How to check if a list is a subsequence of another list in order [duplicate]

Question

I have a list input:

[1, 2, 4, 3, 5, 7, 5, 3, 8, 3, 8, 5, 8, 5, 9, 5, 7, 5, 7, 4, 9, 7, 5, 7, 4, 7, 4, 7, 8, 9, 7, 5, 7, 5, 4, 9, 3, 4, 8, 4, 8, 5, 3, 5, 4, 7, 3, 7, 3, 1, 2, 7, 1, 7, 2, 1]

I need to check if the elements of a lookup_list [1,2,3,4,5,7,8,9,5,4,3,2,1] are present in the above list in a spread out manner in the same sequence.

This will illustrate what I am trying to say:

[1, 2, 4, 3, 5, 7, 5, 3, 8, 3, 8, 5, 8, 5, 9, 5, 7, 5, 7, 4, 9, 7, 5, 7, 4, 7, 4, 7, 8, 9, 7, 5, 7, 5, 4, 9, 3, 4, 8, 4, 8, 5, 3, 5, 4, 7, 3, 7, 3, 1, 2, 7, 1, 7, 2, 1]

The numbers in bold are the numbers from the lookup_list present in the same order in the input list, but with other irrelevant items in between as well.

Is there any way I can check for this?

This is the method I tried:

count = 0
a = 0
indices = []
for item in list:
    idx = -1
    if count < len(input_list):
        idx = list.index(input_list[count])
        if idx != -1:
            a = a +len(list[:idx])
            list = list[idx:]
            indices.append(a + idx)
    count = count +1
print(indices)

but it gave me the following result:

[0, 2, 5, 35, 25, 24, 33, 30, 33, 37, 38, 64, 54]

The issue is, the order of the lookup_list is not maintained in this method.

Answer 1

You could use an iterator over your input list. Call next to get each value. If you exhaust the iterator without finding all the matches, you will get a StopIteration and then you would return False.

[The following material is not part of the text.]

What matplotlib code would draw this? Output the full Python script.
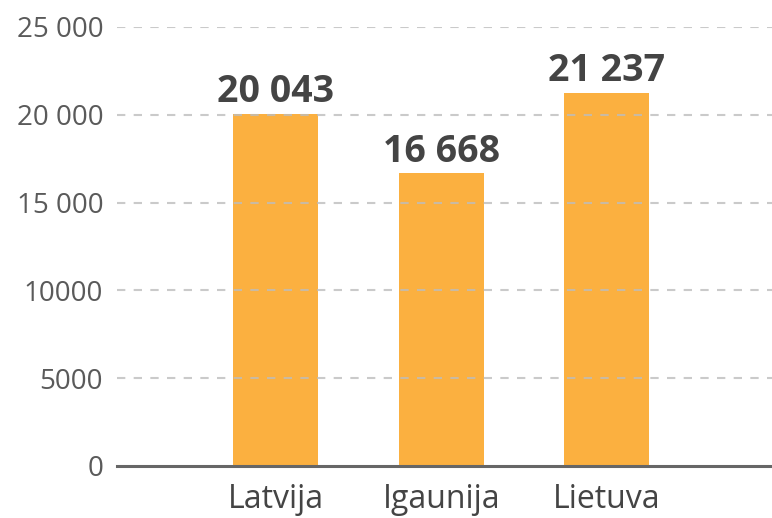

def check(input_, lookup_list):
    it = iter(input_)
    try:
        for i in lookup_list:
            # read values from the input list until we find one which 
            # matches the current value from the lookup list
            while next(it) != i: 
                pass
        # we found matches for everything on the lookup list
        return True
    except StopIteration:
        # we tried to go past the end of the input list
        return False